La necessità è doppia. Stabilire un rapporto profondo attraverso cui garantire la sicurezza afgana, che diventa interesse nazionale per Pechino se si considera l’importanza che il confine tra Afghanistan, Pakistan e Xinjiang riveste sia per le dinamiche connesse alla presenza di realtà jihadiste all’interno della minoranza turcofona cinese (anche per questo oggetto delle politiche di controllo estremo ordinate dal Partito/Stato), sia per le rotte della Bri. La seconda necessità sta infatti nel rimpolpare la Belt and Road Initiative con l’inserimento afghano nella traiettoria di quello finora noto come Corridoio del Pakistan, accesso al mare eurasiatico della Via della Seta.
Senza Usa e Nato, creare i presupposti di sicurezza diventa carico cinese: Pechino vuole evitare che l’insorgenza talebana, mai dissociata nei fatti da al Qaeda, e la diffusione della Provincia del Khorasan dello Stato islamico possano sommarsi alle turbolenze di una minoranza degli uiguri nello Xinjiang. Contemporaneamente offre la piattaforma economico-commerciale per inserire l’Afghanistan nella propria sfera d’influenza, con un rischio che arriva dal vicino Pakistan però.
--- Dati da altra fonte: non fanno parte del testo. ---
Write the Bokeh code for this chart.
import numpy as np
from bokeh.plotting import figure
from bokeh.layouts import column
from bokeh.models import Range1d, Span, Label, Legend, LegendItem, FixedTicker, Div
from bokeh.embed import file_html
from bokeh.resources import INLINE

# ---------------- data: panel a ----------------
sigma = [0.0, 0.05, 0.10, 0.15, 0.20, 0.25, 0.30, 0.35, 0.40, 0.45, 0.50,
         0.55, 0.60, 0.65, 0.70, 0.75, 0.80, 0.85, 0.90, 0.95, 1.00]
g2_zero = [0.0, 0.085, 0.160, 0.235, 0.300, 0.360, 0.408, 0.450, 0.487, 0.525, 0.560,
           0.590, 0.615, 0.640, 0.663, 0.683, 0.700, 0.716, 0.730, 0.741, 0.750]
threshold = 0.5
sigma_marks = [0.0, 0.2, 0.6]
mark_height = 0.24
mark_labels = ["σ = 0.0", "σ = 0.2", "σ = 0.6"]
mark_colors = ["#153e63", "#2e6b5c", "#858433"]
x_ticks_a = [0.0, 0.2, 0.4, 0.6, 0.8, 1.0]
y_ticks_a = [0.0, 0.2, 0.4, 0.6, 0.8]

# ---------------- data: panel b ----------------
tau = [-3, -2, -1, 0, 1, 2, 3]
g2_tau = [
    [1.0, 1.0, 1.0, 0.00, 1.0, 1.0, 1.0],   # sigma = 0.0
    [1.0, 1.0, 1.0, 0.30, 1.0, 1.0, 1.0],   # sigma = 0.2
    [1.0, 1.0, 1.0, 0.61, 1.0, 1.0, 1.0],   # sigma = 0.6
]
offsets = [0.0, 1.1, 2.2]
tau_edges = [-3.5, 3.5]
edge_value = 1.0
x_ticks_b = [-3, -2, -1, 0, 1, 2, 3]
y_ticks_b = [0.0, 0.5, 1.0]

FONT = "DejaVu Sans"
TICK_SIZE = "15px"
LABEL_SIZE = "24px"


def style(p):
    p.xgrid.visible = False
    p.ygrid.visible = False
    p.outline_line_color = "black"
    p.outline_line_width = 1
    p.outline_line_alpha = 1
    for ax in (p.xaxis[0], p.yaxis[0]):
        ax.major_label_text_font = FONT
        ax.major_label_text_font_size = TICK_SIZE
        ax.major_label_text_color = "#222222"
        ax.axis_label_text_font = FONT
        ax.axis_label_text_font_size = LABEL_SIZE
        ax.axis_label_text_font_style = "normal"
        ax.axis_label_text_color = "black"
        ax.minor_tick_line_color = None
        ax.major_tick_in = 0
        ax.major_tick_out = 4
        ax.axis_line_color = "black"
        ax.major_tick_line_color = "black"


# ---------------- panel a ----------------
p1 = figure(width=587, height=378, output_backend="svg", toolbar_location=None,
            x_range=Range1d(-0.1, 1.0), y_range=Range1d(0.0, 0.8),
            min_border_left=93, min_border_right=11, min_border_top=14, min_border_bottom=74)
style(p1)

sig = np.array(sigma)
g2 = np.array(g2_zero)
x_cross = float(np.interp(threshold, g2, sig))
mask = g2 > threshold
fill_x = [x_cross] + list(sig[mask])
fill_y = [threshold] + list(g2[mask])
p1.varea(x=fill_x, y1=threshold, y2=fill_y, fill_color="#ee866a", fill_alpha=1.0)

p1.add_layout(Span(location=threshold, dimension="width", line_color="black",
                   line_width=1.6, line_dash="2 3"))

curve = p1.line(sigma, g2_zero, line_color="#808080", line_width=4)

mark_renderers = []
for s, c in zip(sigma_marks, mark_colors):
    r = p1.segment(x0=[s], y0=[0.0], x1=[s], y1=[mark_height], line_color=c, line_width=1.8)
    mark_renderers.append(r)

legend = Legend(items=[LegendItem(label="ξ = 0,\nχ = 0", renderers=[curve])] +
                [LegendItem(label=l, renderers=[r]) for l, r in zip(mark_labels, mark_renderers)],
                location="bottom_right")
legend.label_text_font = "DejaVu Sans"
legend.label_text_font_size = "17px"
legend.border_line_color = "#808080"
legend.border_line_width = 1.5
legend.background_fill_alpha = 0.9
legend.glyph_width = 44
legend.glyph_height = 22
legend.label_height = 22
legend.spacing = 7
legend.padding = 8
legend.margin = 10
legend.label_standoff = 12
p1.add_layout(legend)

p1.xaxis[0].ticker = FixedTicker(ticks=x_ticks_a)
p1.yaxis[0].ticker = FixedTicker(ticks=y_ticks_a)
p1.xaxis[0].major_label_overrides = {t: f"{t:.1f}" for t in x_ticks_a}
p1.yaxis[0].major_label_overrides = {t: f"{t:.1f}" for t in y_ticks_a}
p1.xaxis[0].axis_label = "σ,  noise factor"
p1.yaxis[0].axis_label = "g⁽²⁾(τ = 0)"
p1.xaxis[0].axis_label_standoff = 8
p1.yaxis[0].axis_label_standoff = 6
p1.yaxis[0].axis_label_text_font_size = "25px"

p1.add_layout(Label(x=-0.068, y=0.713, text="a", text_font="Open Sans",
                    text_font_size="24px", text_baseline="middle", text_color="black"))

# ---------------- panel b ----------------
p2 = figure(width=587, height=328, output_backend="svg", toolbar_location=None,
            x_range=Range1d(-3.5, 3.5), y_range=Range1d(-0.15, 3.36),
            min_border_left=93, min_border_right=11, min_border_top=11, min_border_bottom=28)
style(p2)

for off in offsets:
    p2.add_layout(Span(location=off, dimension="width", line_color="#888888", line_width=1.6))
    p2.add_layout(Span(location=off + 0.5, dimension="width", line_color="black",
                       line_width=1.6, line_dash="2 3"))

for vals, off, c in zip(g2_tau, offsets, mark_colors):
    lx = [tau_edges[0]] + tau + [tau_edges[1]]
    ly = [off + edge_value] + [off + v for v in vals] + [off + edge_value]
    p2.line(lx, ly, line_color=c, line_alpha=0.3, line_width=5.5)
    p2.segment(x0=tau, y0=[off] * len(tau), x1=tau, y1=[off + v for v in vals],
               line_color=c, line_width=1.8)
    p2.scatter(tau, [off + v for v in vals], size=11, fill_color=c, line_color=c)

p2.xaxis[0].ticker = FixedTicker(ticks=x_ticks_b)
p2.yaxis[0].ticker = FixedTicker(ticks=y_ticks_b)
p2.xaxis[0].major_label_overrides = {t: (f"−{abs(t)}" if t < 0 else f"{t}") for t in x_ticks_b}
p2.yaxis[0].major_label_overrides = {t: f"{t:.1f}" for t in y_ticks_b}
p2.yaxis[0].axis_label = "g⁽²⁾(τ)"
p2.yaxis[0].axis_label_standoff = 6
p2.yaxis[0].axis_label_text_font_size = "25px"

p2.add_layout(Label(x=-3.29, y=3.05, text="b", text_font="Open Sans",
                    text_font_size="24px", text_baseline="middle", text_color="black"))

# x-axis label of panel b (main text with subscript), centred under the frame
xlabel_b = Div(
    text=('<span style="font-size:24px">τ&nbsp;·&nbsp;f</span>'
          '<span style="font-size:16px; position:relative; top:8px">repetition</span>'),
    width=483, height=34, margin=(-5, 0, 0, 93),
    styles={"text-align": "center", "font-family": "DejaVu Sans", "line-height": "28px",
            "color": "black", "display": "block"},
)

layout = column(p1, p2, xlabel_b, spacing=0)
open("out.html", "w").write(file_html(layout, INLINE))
Come raccontato su queste colonne, Islamabad ha chiesto la ristrutturazione di 3 miliardi di interessi su un prestito da 31 miliardi concesso dalle banche cinesi per finanziarie le infrastrutture energetiche di cui il Paese ha un disperato bisogno. Ma Pechino ha risposto negativamente, peggiorando la crisi economica pakistana.
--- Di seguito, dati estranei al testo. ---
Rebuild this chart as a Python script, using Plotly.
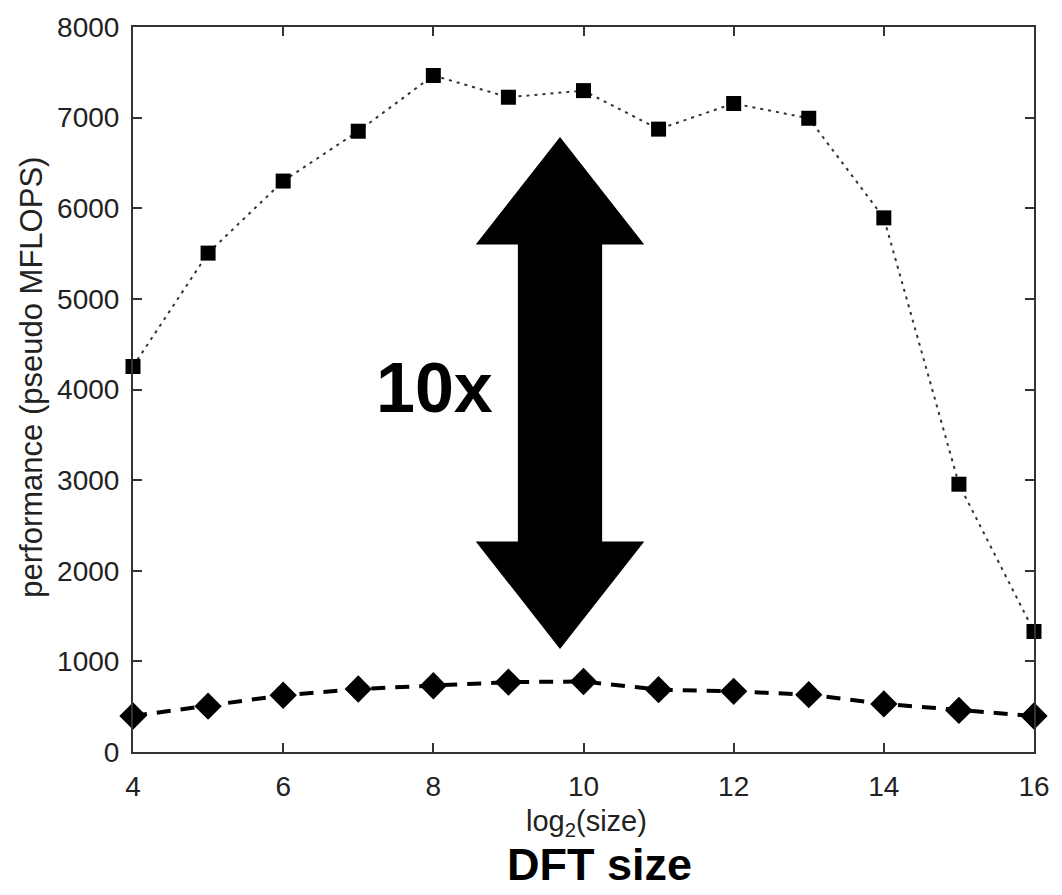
import plotly.graph_objects as go

# ---- data ----
log2_size = [4, 5, 6, 7, 8, 9, 10, 11, 12, 13, 14, 15, 16]
best_perf = [4254, 5505, 6300, 6850, 7465, 7225, 7298, 6873, 7156, 6993, 5894, 2955, 1330]
base_perf = [397, 506, 626, 695, 731, 771, 778, 688, 669, 633, 531, 459, 397]
x_ticks = [4, 6, 8, 10, 12, 14, 16]
y_ticks = [0, 1000, 2000, 3000, 4000, 5000, 6000, 7000, 8000]

# arrow annotation geometry (data coords)
arrow_x = 9.687
arrow_top, arrow_bot = 6786, 1137
head_top_base, head_bot_base = 5600, 2324
head_hw, shaft_hw = 1.1225, 0.561

FONT = "Liberation Sans, Arial, Helvetica, sans-serif"

fig = go.Figure()
fig.add_trace(go.Scatter(
    x=log2_size, y=best_perf, mode="lines+markers",
    line=dict(color="#333333", width=2, dash="3px,5px"),
    marker=dict(symbol="square", size=15, color="black"),
    showlegend=False, cliponaxis=False))
fig.add_trace(go.Scatter(
    x=log2_size, y=base_perf, mode="lines+markers",
    line=dict(color="black", width=4, dash="14px,10px"),
    marker=dict(symbol="diamond", size=21, color="black"),
    showlegend=False, cliponaxis=False))

path = (f"M {arrow_x} {arrow_top} "
        f"L {arrow_x + head_hw} {head_top_base} L {arrow_x + shaft_hw} {head_top_base} "
        f"L {arrow_x + shaft_hw} {head_bot_base} L {arrow_x + head_hw} {head_bot_base} "
        f"L {arrow_x} {arrow_bot} "
        f"L {arrow_x - head_hw} {head_bot_base} L {arrow_x - shaft_hw} {head_bot_base} "
        f"L {arrow_x - shaft_hw} {head_top_base} L {arrow_x - head_hw} {head_top_base} Z")
fig.add_shape(type="path", path=path, xref="x", yref="y",
              fillcolor="black", line=dict(color="black", width=0))

fig.add_annotation(x=8.02, y=4020, xref="x", yref="y", text="<b>10x</b>",
                   showarrow=False, font=dict(family=FONT, size=70, color="black"))

fig.add_annotation(x=(590 - 132.7) / 908.3, y=(751.5 - 803) / 734.8, xref="paper", yref="paper",
                   text="log<sub>2</sub>(size)", showarrow=False, yanchor="top",
                   font=dict(family=FONT, size=29, color="#222222"))
fig.add_annotation(x=(603 - 132.7) / 908.3, y=(751.5 - 866) / 734.8, xref="paper", yref="paper",
                   text="<b>DFT size</b>", showarrow=False, yanchor="middle",
                   font=dict(family=FONT, size=45, color="black"))
fig.add_annotation(x=(30 - 132.7) / 908.3, y=(751.5 - 372) / 734.8, xref="paper", yref="paper",
                   text="performance (pseudo MFLOPS)", textangle=-90, showarrow=False,
                   xanchor="center", yanchor="middle",
                   font=dict(family=FONT, size=31, color="#222222"))

axis_common = dict(showgrid=False, zeroline=False, showline=True, linecolor="#333333",
                   linewidth=2, mirror="ticks", ticks="inside", ticklen=9, tickwidth=1.5,
                   tickcolor="#333333", tickfont=dict(family=FONT, size=28, color="#222222"))
fig.update_xaxes(range=[4, 16], tickvals=x_ticks, ticklabelstandoff=8, **axis_common)
fig.update_yaxes(range=[0, 8000], tickvals=y_ticks, ticklabelstandoff=6, **axis_common)

fig.update_layout(width=1062, height=895,
                  margin=dict(l=133, r=21, t=17, b=143, pad=0),
                  paper_bgcolor="white", plot_bgcolor="white")

fig.write_html("out.html", config={"displayModeBar": False},
               post_script="document.body.style.margin='0px';document.body.style.padding='0px';")
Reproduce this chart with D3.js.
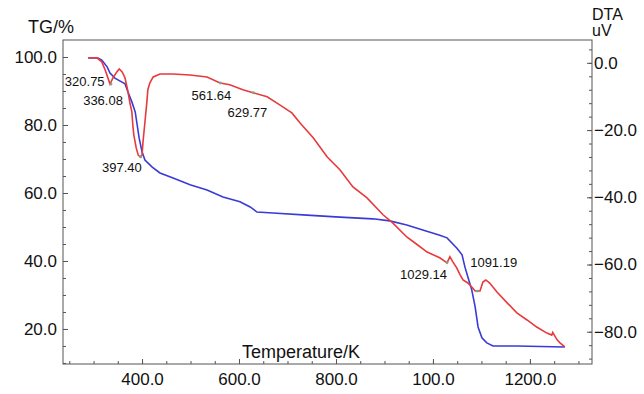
<!DOCTYPE html>
<html>
<head>
<meta charset="utf-8">
<script src="https://cdn.jsdelivr.net/npm/d3@7"></script>
<style>
  body { margin: 0; background: #fff; }
  svg text { font-family: "Liberation Sans", Arial, sans-serif; fill: #111; }
</style>
</head>
<body>
<svg width="644" height="394"></svg>
<script>
// TG curve (blue, left axis)
const tgTemp  = [289, 309, 317, 328, 334, 344, 355, 365, 371, 379, 386, 390, 394, 400, 406, 421, 437, 464, 499, 534, 567, 602, 623, 637, 670, 740, 808, 876, 911, 946, 979, 1014, 1029, 1049, 1060, 1066, 1072, 1080, 1087, 1093, 1101, 1111, 1124, 1173, 1272];
const tgValue = [99.7, 99.7, 99.1, 97.1, 95.3, 93.8, 92.9, 92.1, 89.7, 86.8, 83.8, 80.0, 76.2, 72.1, 69.7, 67.6, 65.9, 64.4, 62.4, 60.9, 58.8, 57.4, 55.9, 54.4, 54.1, 53.5, 52.9, 52.4, 51.8, 50.6, 49.1, 47.6, 46.8, 43.8, 41.8, 38.2, 35.3, 31.5, 26.5, 20.6, 17.4, 15.9, 15.0, 15.0, 14.7];

// DTA curve (red, right axis)
const dtaTemp  = [289, 307, 317, 324, 334, 340, 348, 353, 359, 365, 371, 375, 379, 381, 383, 388, 392, 396, 400, 402, 406, 410, 412, 416, 423, 437, 464, 499, 534, 561, 581, 608, 629, 658, 684, 709, 726, 753, 782, 808, 835, 864, 897, 917, 946, 963, 988, 1014, 1029, 1035, 1041, 1049, 1056, 1062, 1072, 1080, 1087, 1097, 1103, 1109, 1117, 1132, 1153, 1173, 1194, 1214, 1235, 1245, 1247, 1256, 1262, 1272];
const dtaValue = [1.5, 1.5, 0.3, -2.1, -6.3, -4.5, -2.7, -1.8, -2.7, -4.5, -8.6, -11.9, -14.6, -18.5, -21.4, -25.3, -27.4, -28.0, -27.4, -23.5, -17.6, -11.6, -8.0, -6.0, -4.2, -3.3, -3.3, -3.6, -4.2, -6.0, -6.5, -8.0, -8.9, -10.1, -12.5, -14.9, -17.9, -22.3, -28.0, -31.8, -36.9, -40.2, -45.2, -47.6, -51.8, -53.6, -56.3, -58.0, -59.5, -57.7, -59.2, -61.0, -63.1, -64.6, -65.5, -66.7, -67.9, -67.9, -65.2, -64.6, -65.5, -68.2, -71.4, -74.4, -76.5, -78.6, -80.4, -81.0, -80.2, -82.4, -83.3, -84.5];

// tick values and labels (the 1000 tick is printed as "100.0" in the original)
const xTicks = [400, 600, 800, 1000, 1200];
const xTickLabels = ["400.0", "600.0", "800.0", "100.0", "1200.0"];
const tgTicks = [20, 40, 60, 80, 100];
const dtaTicks = [-80, -60, -40, -20, 0];

// peak annotations
const peakLabels = ["320.75", "336.08", "397.40", "561.64", "629.77", "1029.14", "1091.19"];
const peakTemp   = [320.75, 336.08, 397.40, 561.64, 629.77, 1029.14, 1091.19];
const peakDta    = [-1.0, -6.3, -28.0, -6.0, -8.9, -59.5, -67.9];

const svg = d3.select("svg"),
      margin = {top: 40, right: 52, bottom: 30, left: 63},
      width = +svg.attr("width") - margin.left - margin.right,
      height = +svg.attr("height") - margin.top - margin.bottom;

const g = svg.append("g")
    .attr("transform", "translate(" + margin.left + "," + margin.top + ")");

const x = d3.scaleLinear().domain([237, 1328]).range([0, width]);
const yTG = d3.scaleLinear().domain([9.7, 105]).range([height, 0]);
const yDTA = d3.scaleLinear().domain([-89.6, 6.8]).range([height, 0]);

const fmt = d => d3.format(".1f")(d).replace("-", "\u2212");

// frame
g.append("rect")
    .attr("width", width).attr("height", height)
    .attr("fill", "none").attr("stroke", "#555").attr("stroke-width", 1);

// minor ticks
g.append("g").attr("transform", "translate(0," + height + ")")
    .call(d3.axisBottom(x).tickValues(d3.range(250, 1301, 50)).tickSize(-3).tickFormat(""))
    .call(a => a.select(".domain").remove());
g.append("g")
    .call(d3.axisLeft(yTG).tickValues(d3.range(10, 105, 5)).tickSize(-3).tickFormat(""))
    .call(a => a.select(".domain").remove());
g.append("g").attr("transform", "translate(" + width + ",0)")
    .call(d3.axisRight(yDTA).tickValues(d3.range(-88, 6, 4)).tickSize(-3).tickFormat(""))
    .call(a => a.select(".domain").remove());

// major ticks + labels
const xAxis = g.append("g").attr("transform", "translate(0," + height + ")")
    .call(d3.axisBottom(x).tickValues(xTicks).tickSize(-5).tickPadding(9)
        .tickFormat((d, i) => xTickLabels[i]));
const yAxisL = g.append("g")
    .call(d3.axisLeft(yTG).tickValues(tgTicks).tickSize(-5).tickPadding(6).tickFormat(fmt));
const yAxisR = g.append("g").attr("transform", "translate(" + width + ",0)")
    .call(d3.axisRight(yDTA).tickValues(dtaTicks).tickSize(-5).tickPadding(2).tickFormat(fmt));

[xAxis, yAxisL, yAxisR].forEach(a => {
    a.select(".domain").remove();
    a.selectAll("text").attr("font-size", 17).attr("font-family", "Liberation Sans, Arial, sans-serif").attr("fill", "#111");
});
g.selectAll(".tick line").attr("stroke", "#555");

// curves
const tgData = tgTemp.map((t, i) => [t, tgValue[i]]);
const dtaData = dtaTemp.map((t, i) => [t, dtaValue[i]]);

g.append("path")
    .datum(tgData)
    .attr("fill", "none")
    .attr("stroke", "#3a3ad6")
    .attr("stroke-width", 1.6)
    .attr("d", d3.line().x(d => x(d[0])).y(d => yTG(d[1])));

g.append("path")
    .datum(dtaData)
    .attr("fill", "none")
    .attr("stroke", "#e8393c")
    .attr("stroke-width", 1.6)
    .attr("d", d3.line().x(d => x(d[0])).y(d => yDTA(d[1])));

// peak dots and labels
const labelAnchor = ["end", "middle", "end", "middle", "middle", "end", "start"];
const labelDx = [1, -8, 1, -9, -6, 0, -7];
const labelDy = [20, 21, 15, 17, 24, 16, -24];

g.selectAll(".peak")
    .data(peakTemp.slice(1))
    .enter().append("circle")
    .attr("class", "peak")
    .attr("cx", d => x(d))
    .attr("cy", (d, i) => yDTA(peakDta[i + 1]))
    .attr("r", 1.4)
    .attr("fill", "#7aa98a");

g.selectAll(".peak-label")
    .data(peakLabels)
    .enter().append("text")
    .attr("class", "peak-label")
    .attr("x", (d, i) => x(peakTemp[i]) + labelDx[i])
    .attr("y", (d, i) => yDTA(peakDta[i]) + labelDy[i])
    .attr("text-anchor", (d, i) => labelAnchor[i])
    .attr("font-size", 13)
    .text(d => d);

// axis titles
svg.append("text").attr("x", 28).attr("y", 33).attr("font-size", 18).text("TG/%");
svg.append("text").attr("x", 592).attr("y", 20).attr("font-size", 16).text("DTA");
svg.append("text").attr("x", 592).attr("y", 36).attr("font-size", 16).text("uV");
g.append("text").attr("x", 242 - margin.left).attr("y", 358 - margin.top)
    .attr("font-size", 18).text("Temperature/K");
</script>
</body>
</html>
Se agganciare Kabul al corridoio economico Cina-Pakistan è l’intento dichiarato durante un incontro virtuale tra i rappresentanti dei tre Paesi dal ministro degli Esteri della Repubblica Popolare, Wang Yi, l’obiettivo è più che altro difensivo. La dimensione geostrategica delle rotte afghane nella Bri è con ogni probabilità sovrastata dal timore di contatti al confine con lo Xinjiang, dove le osmosi jihadiste potrebbero creare un ulteriore problema in un’area in cui l’ossessione cinese per la stabilità ha già portato il Partito/Stato a esporsi sul piano dei diritti umani, sfregiati dalla campagna cinese contro le minoranze musulmane e per questo la situazione diventata danno di immagine enorme per la Cina.
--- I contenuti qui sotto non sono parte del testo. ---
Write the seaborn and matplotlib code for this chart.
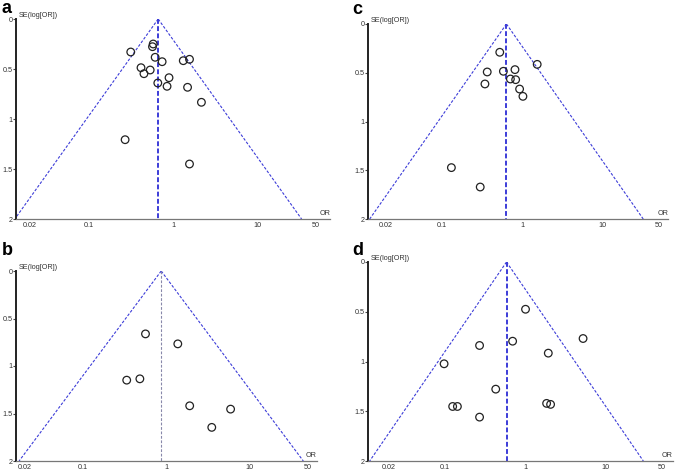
import numpy as np
import pandas as pd
import seaborn as sns
import matplotlib
matplotlib.use("Agg")
import matplotlib.pyplot as plt

sns.set_style("white")
plt.rcParams["font.family"] = ["Liberation Sans Narrow", "Liberation Sans", "DejaVu Sans"]

# ---- data (OR, SE of log OR) ----
a_or = [0.315, 0.582, 0.571, 0.614, 0.743, 1.324, 1.57, 0.417, 0.452, 0.536,
        0.897, 0.660, 0.85, 1.489, 2.175, 0.270, 1.57]
a_se = [0.33, 0.25, 0.277, 0.383, 0.427, 0.417, 0.403, 0.487, 0.547, 0.51,
        0.587, 0.64, 0.673, 0.683, 0.833, 1.207, 1.45]
a_pooled = 0.667

b_or = [0.564, 1.375, 0.336, 0.483, 1.909, 5.9, 3.51]
b_se = [0.662, 0.767, 1.149, 1.135, 1.419, 1.454, 1.646]
b_pooled = 0.87

c_or = [0.52, 1.52, 0.363, 0.577, 0.804, 0.705, 0.82, 0.34, 0.918, 1.01, 0.130, 0.297]
c_se = [0.29, 0.414, 0.492, 0.485, 0.468, 0.564, 0.571, 0.615, 0.667, 0.742, 1.473, 1.672]
c_pooled = 0.63

d_or = [1.0, 5.2, 0.268, 0.691, 1.92, 0.097, 0.426, 0.124, 0.142, 0.268, 1.83, 2.05]
d_se = [0.475, 0.769, 0.839, 0.796, 0.916, 1.023, 1.278, 1.452, 1.452, 1.559, 1.421, 1.431]
d_pooled = 0.58

x_ticks = [0.02, 0.1, 1, 10, 50]
x_ticklabels = ["0.02", "0.1", "1", "10", "50"]
y_ticks = [0, 0.5, 1, 1.5, 2]
y_ticklabels = ["0", "0.5", "1", "1.5", "2"]

W, H = 685, 471
fig = plt.figure(figsize=(W / 100, H / 100), dpi=100)

funnel_col = "#3c3cd8"
txt_col = "#333333"
fs = 5.2

# panel: label, data, pooled, pixel box (left, right, top, bottom), log10 xlim,
# centre line style, panel letter position (px)
panels = [
    ("a", a_or, a_se, a_pooled, (16, 330, 19, 219), (-1.864, 1.864), "blue", (2, 0)),
    ("b", b_or, b_se, b_pooled, (16, 317, 271, 461), (-1.80, 1.806), "grey", (2, 242)),
    ("c", c_or, c_se, c_pooled, (368, 668, 24, 219), (-1.924, 1.81), "blue", (352, 1)),
    ("d", d_or, d_se, d_pooled, (368, 673, 262, 461), (-1.96, 1.835), "blue", (352, 242)),
]

for label, ors, ses, pooled, box, xl, centre, lpos in panels:
    l, r, t, b = box
    ax = fig.add_axes([l / W, 1 - b / H, (r - l) / W, (b - t) / H])
    df = pd.DataFrame({"OR": ors, "SE": ses})

    # funnel: pooled OR +/- 1.96*SE on the log scale
    se_line = np.array([0, 2.0])
    lo = np.exp(np.log(pooled) - 1.96 * se_line)
    hi = np.exp(np.log(pooled) + 1.96 * se_line)
    ax.plot(lo, se_line, color=funnel_col, lw=0.8, ls=(0, (2.5, 1.5)), zorder=1)
    ax.plot(hi, se_line, color=funnel_col, lw=0.8, ls=(0, (2.5, 1.5)), zorder=1)
    if centre == "blue":
        ax.plot([pooled, pooled], [0, 2], color=funnel_col, lw=1.4, ls=(0, (2.5, 1.2)), zorder=1)
    else:
        ax.plot([pooled, pooled], [0, 2], color="#8888aa", lw=0.8, ls=(0, (2.5, 1.5)), zorder=1)

    sns.scatterplot(data=df, x="OR", y="SE", ax=ax, marker="o", s=30,
                    facecolor="none", edgecolor="#222222", linewidth=0.9, zorder=3)

    ax.set_xscale("log")
    ax.set_xlim(10 ** xl[0], 10 ** xl[1])
    ax.set_ylim(2, 0)
    ax.set_xticks(x_ticks)
    ax.set_xticklabels(x_ticklabels)
    ax.minorticks_off()
    ax.set_yticks(y_ticks)
    ax.set_yticklabels(y_ticklabels)
    ax.set_xlabel("")
    ax.set_ylabel("")

    sns.despine(ax=ax)
    ax.spines["left"].set_color("#222222")
    ax.spines["left"].set_linewidth(1.4)
    ax.spines["bottom"].set_color("#777777")
    ax.spines["bottom"].set_linewidth(0.9)
    ax.tick_params(axis="x", direction="inout", length=5, width=0.8, color="#444444",
                   labelsize=fs, labelcolor=txt_col, pad=0)
    ax.tick_params(axis="y", direction="out", length=2, width=0.8, color="#444444",
                   labelsize=fs, labelcolor=txt_col, pad=0.3, left=True)
    ax.patch.set_alpha(0)

    ax.annotate("SE(log[OR])", xy=(0, 1), xycoords="axes fraction", xytext=(2, 0),
                textcoords="offset points", ha="left", va="bottom", fontsize=fs, color=txt_col)
    ax.annotate("OR", xy=(1, 0), xycoords="axes fraction", xytext=(0, 1.5),
                textcoords="offset points", ha="right", va="bottom", fontsize=fs, color=txt_col)

    fig.text(lpos[0] / W, 1 - lpos[1] / H, label, fontsize=13, fontweight="bold",
             ha="left", va="top", color="black", family=["Liberation Sans", "DejaVu Sans"])

fig.savefig("out.png", dpi=100)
Come fatto finora nei tentativi di mediazione tra Talebani e governo, per i cinesi l’interessamento all’Afghanistan è puramente egoistico. Lo scopo, il mantenimento della sicurezza nazionale — evitare che cellule jihadiste afghane, più libere di agire con il ritiro occidentale e le incapacità governative, creino relazioni stabili con gli uiguri perseguitati e usino la condizione della minoranza per diffondere istanze estremiste che possono avvelenare lo scontro con l’etnia Han.